New York state’s Proposition One, the so-called “Equal Rights Amendment” on the ballot this Election Day, is a wolf in sheep’s clothing — one that will destroy fundamental civil rights under the guise of protecting them.
The ERA is being promoted as a way to protect abortion rights that aren’t under any threat in the Empire State, but it’s actually a veritable grab bag of leftist ideology.
If adopted, Prop One would embed racial retribution in the form of reverse racism, critical race theory and diversity, equity and inclusion principles into the state Constitution, without most voters realizing its far-reaching effects.
The Equal Protection Project, the civil rights nonprofit we run, has been sounding the alarm about the stealth provisions in the ERA since April, when we announced our opposition to the proposed amendment with a detailed analysis of the text and legal implications.
The ERA consists of two distinct provisions that will revise Section 11, Article 1 of the New York state Constitution.
Part A adds such terms as “gender identity” and “gender expression” to existing protected statuses — previously the easily understandable and long-recognized categories of race, color, creed and religion.
This has raised concerns from women’s rights advocates, parents’ groups and others, giving rise to organized opposition over the potential usurpation of parental rights, the destruction of spaces for girls and women and the decimation of girls’ sports.
Some critics even see the ballot measure as a potential backdoor to allow non-citizen and migrant voting.
The referendum’s Part B would be even more catastrophic — but because of the legalese of its text, its negative impact is not obvious to the average voter.
Worse yet, the ballot language voters will see in their polling places does not even mention Part B.
We filed a comment objecting to this ballot deception with the state Board of Elections, but were ignored.
Can you spot the three-card-monte sleight-of-hand being played in Part B?

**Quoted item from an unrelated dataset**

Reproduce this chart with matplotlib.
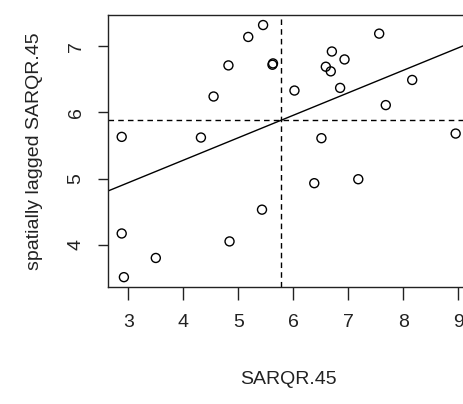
import numpy as np
import matplotlib
matplotlib.use("Agg")
import matplotlib.pyplot as plt

# Moran scatterplot data: SARQR.45 vs its spatial lag
sarqr = [2.88, 4.32, 4.55, 4.82, 5.18, 5.45, 5.62, 5.63, 6.02, 6.51,
         6.85, 6.70, 6.59, 6.68, 6.93, 7.56, 8.16, 7.68, 8.95, 2.88,
         2.92, 3.50, 4.84, 5.43, 6.38, 7.18]
lagged = [5.63, 5.62, 6.24, 6.71, 7.14, 7.32, 6.72, 6.74, 6.33, 5.61,
          6.37, 6.92, 6.69, 6.62, 6.80, 7.19, 6.49, 6.11, 5.68, 4.17,
          3.51, 3.80, 4.05, 4.53, 4.93, 4.99]
x_ticks = [3, 4, 5, 6, 7, 8, 9]
y_ticks = [4, 5, 6, 7]

plt.rcParams['font.family'] = ['Liberation Sans', 'DejaVu Sans']

x = np.array(sarqr)
y = np.array(lagged)

fig = plt.figure(figsize=(4.63, 4.04), dpi=100)
# axes run past the right edge, like the cropped original
ax = fig.add_axes([0.234, 0.289, 0.779, 0.674])

ax.scatter(x, y, s=42, facecolors='none', edgecolors='black', linewidths=1.0, zorder=3)

# R-style 4% padding on each side
xr = x.max() - x.min()
yr = y.max() - y.min()
xlim = (x.min() - 0.04 * xr, x.max() + 0.04 * xr)
ylim = (y.min() - 0.04 * yr, y.max() + 0.04 * yr)

slope, intercept = np.polyfit(x, y, 1)
xs = np.array(xlim)
ax.plot(xs, intercept + slope * xs, color='black', lw=1.0)
ax.axvline(x.mean(), color='black', lw=1.0, ls=(0, (4, 3)))
ax.axhline(y.mean(), color='black', lw=1.0, ls=(0, (4, 3)))

ax.set_xlim(xlim)
ax.set_ylim(ylim)
ax.set_xticks(x_ticks)
ax.set_yticks(y_ticks)
ax.tick_params(axis='both', width=1, labelsize=14, colors='#222222')
ax.tick_params(axis='x', length=9, pad=10)
ax.tick_params(axis='y', length=7.5, pad=9.5)
for lab in ax.get_yticklabels():
    lab.set_rotation(90)
    lab.set_va('center')

for sp in ax.spines.values():
    sp.set_linewidth(1.0)
    sp.set_color('#222222')

ax.set_xlabel('SARQR.45', fontsize=14, labelpad=29, color='#222222')
ax.set_ylabel('spatially lagged SARQR.45', fontsize=14, labelpad=18, color='#222222')

fig.savefig('out.png', dpi=100)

Here’s the language: “Nothing in this section shall invalidate or prevent the adoption of any law, regulation, program, or practice that is designed to prevent or dismantle discrimination on the basis of a characteristic listed in this Section.”

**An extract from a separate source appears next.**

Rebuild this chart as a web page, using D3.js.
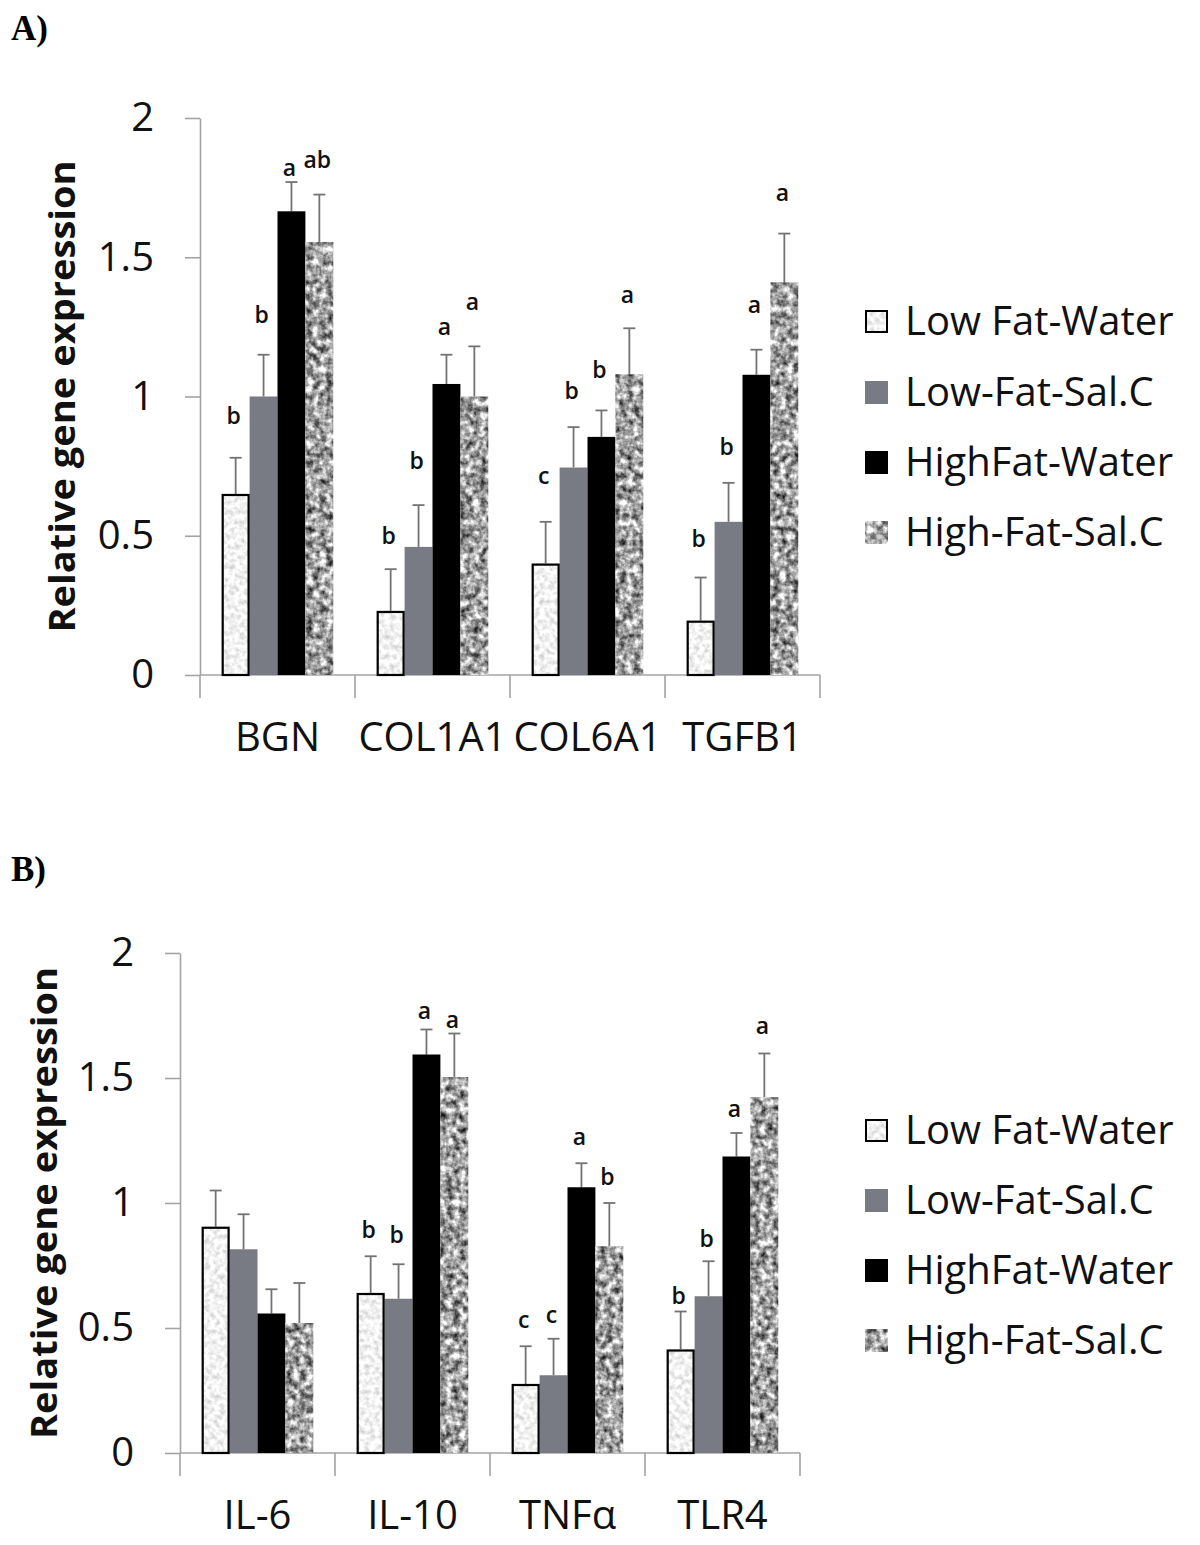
<!DOCTYPE html>
<html>
<head>
<meta charset="utf-8">
<script src="https://cdn.jsdelivr.net/npm/d3@7/dist/d3.min.js"></script>
<style>
  html, body { margin: 0; padding: 0; background: #ffffff; }
  svg { display: block; }
</style>
</head>
<body>
<div id="chart"></div>
<script>
// ---------------- DATA ----------------
const seriesNames = ["Low Fat-Water", "Low-Fat-Sal.C", "HighFat-Water", "High-Fat-Sal.C"];
const yTicks = [0, 0.5, 1, 1.5, 2];

// Panel A
const categoriesA = ["BGN", "COL1A1", "COL6A1", "TGFB1"];
const meansA = [
  [0.65, 1.00, 1.665, 1.555],
  [0.23, 0.46, 1.045, 1.00],
  [0.40, 0.745, 0.855, 1.08],
  [0.195, 0.55, 1.078, 1.41]
];
const errA = [
  [0.13, 0.15, 0.105, 0.17],
  [0.15, 0.15, 0.105, 0.18],
  [0.15, 0.145, 0.095, 0.165],
  [0.155, 0.14, 0.09, 0.175]
];
const lettersA = [
  ["b", "b", "a", "ab"],
  ["b", "b", "a", "a"],
  ["c", "b", "b", "a"],
  ["b", "b", "a", "a"]
];
const letterPosA = [
  [0.93, 1.295, 1.82, 1.85],
  [0.50, 0.77, 1.25, 1.34],
  [0.715, 1.02, 1.095, 1.365],
  [0.49, 0.82, 1.33, 1.73]
];

// Panel B
const categoriesB = ["IL-6", "IL-10", "TNFα", "TLR4"];
const meansB = [
  [0.905, 0.815, 0.558, 0.52],
  [0.64, 0.617, 1.594, 1.504],
  [0.276, 0.311, 1.063, 0.827],
  [0.414, 0.627, 1.186, 1.423]
];
const errB = [
  [0.145, 0.14, 0.097, 0.16],
  [0.147, 0.138, 0.10, 0.174],
  [0.151, 0.146, 0.096, 0.173],
  [0.152, 0.14, 0.094, 0.175]
];
const lettersB = [
  ["", "", "", ""],
  ["b", "b", "a", "a"],
  ["c", "c", "a", "b"],
  ["b", "b", "a", "a"]
];
const letterPosB = [
  [0, 0, 0, 0],
  [0.894, 0.873, 1.771, 1.733],
  [0.535, 0.555, 1.264, 1.104],
  [0.631, 0.859, 1.377, 1.709]
];

const yTitle = "Relative gene expression";

// ---------------- LAYOUT ----------------
const W = 1200, H = 1545;
const FONT = "'Open Sans', 'Noto Sans', sans-serif";

const svg = d3.select("#chart").append("svg")
  .attr("width", W).attr("height", H)
  .attr("viewBox", `0 0 ${W} ${H}`);
svg.append("rect").attr("width", W).attr("height", H).attr("fill", "#fff");

// texture filters
const defs = svg.append("defs");
function noiseFilter(id, freq, seed, octaves, k, b) {
  const f = defs.append("filter").attr("id", id)
    .attr("x", 0).attr("y", 0).attr("width", 1).attr("height", 1)
    .attr("color-interpolation-filters", "sRGB");
  f.append("feTurbulence").attr("type", "fractalNoise")
    .attr("baseFrequency", freq).attr("numOctaves", octaves).attr("seed", seed).attr("result", "n");
  f.append("feColorMatrix").attr("in", "n").attr("type", "matrix")
    .attr("values", `${k} 0 0 0 ${b}  ${k} 0 0 0 ${b}  ${k} 0 0 0 ${b}  0 0 0 0 1`)
    .attr("result", "g");
  f.append("feComposite").attr("in", "g").attr("in2", "SourceGraphic").attr("operator", "in");
}
noiseFilter("speckle", 0.2, 7, 2, 0.4, 0.75);
noiseFilter("granite", 0.15, 3, 3, 1.5, -0.12);

const seriesStyle = [
  { fill: "#f1f1f1", filter: "url(#speckle)", outline: true },
  { fill: "#787b83", filter: null, outline: false },
  { fill: "#000000", filter: null, outline: false },
  { fill: "#9a9a9a", filter: "url(#granite)", outline: false }
];

const panels = [
  {
    tag: "A)", tagY: 40,
    categories: categoriesA, means: meansA, err: errA, letters: lettersA, letterPos: letterPosA,
    left: 200, right: 820, top: 118, bottom: 675, titleX: 63,
    legendY: [321, 392, 462, 532]
  },
  {
    tag: "B)", tagY: 881,
    categories: categoriesB, means: meansB, err: errB, letters: lettersB, letterPos: letterPosB,
    left: 180, right: 800, top: 953, bottom: 1453, titleX: 45,
    legendY: [1130, 1200, 1270, 1340]
  }
];

const axisColor = "#a3a3a3";

panels.forEach(p => {
  const g = svg.append("g");

  // panel tag
  g.append("text").attr("x", 11).attr("y", p.tagY)
    .attr("font-family", "'Liberation Serif', 'Times New Roman', serif")
    .attr("font-weight", "bold").attr("font-size", 35).attr("fill", "#000")
    .text(p.tag);

  const y = d3.scaleLinear().domain([0, 2]).range([p.bottom, p.top]);
  const x0 = d3.scaleBand().domain(p.categories).range([p.left, p.right])
    .paddingInner(0.28).paddingOuter(0.14);
  const x1 = d3.scaleBand().domain(d3.range(seriesNames.length))
    .range([0, x0.bandwidth()]).padding(0);

  // y axis
  const yAxis = g.append("g").attr("transform", `translate(${p.left},0)`)
    .call(d3.axisLeft(y).tickValues(yTicks).tickSize(15).tickSizeOuter(0)
      .tickPadding(31).tickFormat(d3.format("~g")));
  yAxis.selectAll("path, line").attr("stroke", axisColor).attr("stroke-width", 1.6);
  yAxis.selectAll("text").attr("font-family", FONT).attr("font-size", 40).attr("fill", "#111");

  // x axis line
  g.append("line").attr("x1", p.left).attr("x2", p.right)
    .attr("y1", y(0)).attr("y2", y(0))
    .attr("stroke", axisColor).attr("stroke-width", 1.6);
  // category separators
  const step = x0.step();
  const seps = d3.range(p.categories.length + 1).map(i => p.left + i * step);
  g.selectAll(".sep").data(seps).join("line")
    .attr("x1", d => d).attr("x2", d => d)
    .attr("y1", y(0)).attr("y2", y(0) + 23)
    .attr("stroke", axisColor).attr("stroke-width", 1.6);

  // category labels
  const xAxis = g.append("g").attr("transform", `translate(0,${y(0)})`)
    .call(d3.axisBottom(x0).tickSize(0).tickPadding(48));
  xAxis.select(".domain").remove();
  xAxis.selectAll("text").attr("font-family", FONT).attr("font-size", 40).attr("fill", "#111");

  // y title
  const cy = (p.top + p.bottom) / 2;
  g.append("text")
    .attr("transform", `translate(${p.titleX + 12},${cy}) rotate(-90)`)
    .attr("text-anchor", "middle")
    .attr("font-family", FONT).attr("font-weight", "bold").attr("font-size", 35)
    .attr("textLength", 472).attr("lengthAdjust", "spacingAndGlyphs")
    .attr("fill", "#111")
    .text(yTitle);

  // bars
  const rows = [];
  p.categories.forEach((c, ci) => {
    seriesNames.forEach((s, si) => {
      rows.push({ c, ci, si, v: p.means[ci][si], e: p.err[ci][si],
        letter: p.letters[ci][si], lp: p.letterPos[ci][si] });
    });
  });

  const bx = d => x0(d.c) + x1(d.si);
  const bw = x1.bandwidth();

  g.selectAll(".err").data(rows).join("line")
    .attr("x1", d => bx(d) + bw / 2).attr("x2", d => bx(d) + bw / 2)
    .attr("y1", d => y(d.v)).attr("y2", d => y(d.v + d.e))
    .attr("stroke", "#737373").attr("stroke-width", 1.8);
  g.selectAll(".cap").data(rows).join("line")
    .attr("x1", d => bx(d) + bw / 2 - 6).attr("x2", d => bx(d) + bw / 2 + 6)
    .attr("y1", d => y(d.v + d.e)).attr("y2", d => y(d.v + d.e))
    .attr("stroke", "#737373").attr("stroke-width", 1.8);

  g.selectAll(".bar").data(rows).join("rect")
    .attr("x", d => bx(d)).attr("width", bw)
    .attr("y", d => y(d.v)).attr("height", d => y(0) - y(d.v))
    .attr("fill", d => seriesStyle[d.si].fill)
    .attr("filter", d => seriesStyle[d.si].filter);

  g.selectAll(".outline").data(rows.filter(d => seriesStyle[d.si].outline)).join("rect")
    .attr("x", d => bx(d) + 1).attr("width", bw - 2)
    .attr("y", d => y(d.v) + 1).attr("height", d => y(0) - y(d.v) - 1)
    .attr("fill", "none").attr("stroke", "#000").attr("stroke-width", 2.2);

  // significance letters
  g.selectAll(".letter").data(rows.filter(d => d.letter)).join("text")
    .attr("x", d => bx(d) + bw / 2 - 2).attr("y", d => y(d.lp))
    .attr("dy", "0.36em").attr("text-anchor", "middle")
    .attr("font-family", FONT).attr("font-size", 23).attr("font-weight", 600).attr("fill", "#111")
    .text(d => d.letter);

  // legend
  const lg = g.append("g");
  seriesNames.forEach((s, si) => {
    const ly = p.legendY[si];
    lg.append("rect").attr("x", 865).attr("y", ly - 11).attr("width", 23).attr("height", 23)
      .attr("fill", seriesStyle[si].fill).attr("filter", seriesStyle[si].filter);
    if (seriesStyle[si].outline) {
      lg.append("rect").attr("x", 866).attr("y", ly - 10).attr("width", 21).attr("height", 21)
        .attr("fill", "none").attr("stroke", "#000").attr("stroke-width", 2);
    }
    lg.append("text").attr("x", 905).attr("y", ly).attr("dy", "0.36em")
      .attr("font-family", FONT).attr("font-size", 40).attr("fill", "#111")
      .text(s);
  });
});
</script>
</body>
</html>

In other words, as long as the goal is to “prevent or dismantle discrimination,” all of the status protections in Part A and elsewhere in state law — the familiar protections based on race and religion, and the new ones, too — get thrown out the window.
This embeds injustice into the state Constitution, giving carte blanche for the government to discriminate against one group under the guise of “dismantling discrimination” against another.
The Equal Protection Project has tracked what this means in practice.
We have seen how “dismantling discrimination,” particularly in higher education, almost always results in more discrimination.
So the potential fallout if Prop One passes is limitless.
Discrimination against Asian schoolchildren to create a different racial mix meant to “dismantle” racial imbalance in a school arguably would now be protected under state law — overriding the law that sustains the city’s top-tier specialized high schools.
White employees denied a promotion so that a company could achieve a different racial managerial balance would be unable to challenge that in court.
Black applicants may be passed over for a job should they be deemed to be “overrepresented” in a particular career, or Hispanics could lose out on housing if a landlord claimed a state constitutional right to “ethnic balancing” to “prevent and dismantle discrimination” in a development or building.
The ERA sets up a potential free-for-all of racial retribution and favoritism under the guise of “dismantling discrimination.”
And while New Yorkers would retain some federal constitutional protections, under this amendment the broad and sweeping protections of the state’s and city’s human rights laws would be forced to give way to this new constitutional right to discriminate.
A few critics have appreciated the implications of this under-the-radar threat, but many voters are still unaware — and could easily be snookered by Prop One’s benevolent-sounding ballot language.
Now is the time to sound the alarm and tell the public what the Board of Elections is hiding: The ERA is not about equal rights, but about racial retribution — and it has no place in our state’s Constitution.
William A. Jacobson is a clinical professor of law at Cornell University and founder of the Equal Protection Project, where Kemberlee Kaye is operations and editorial director.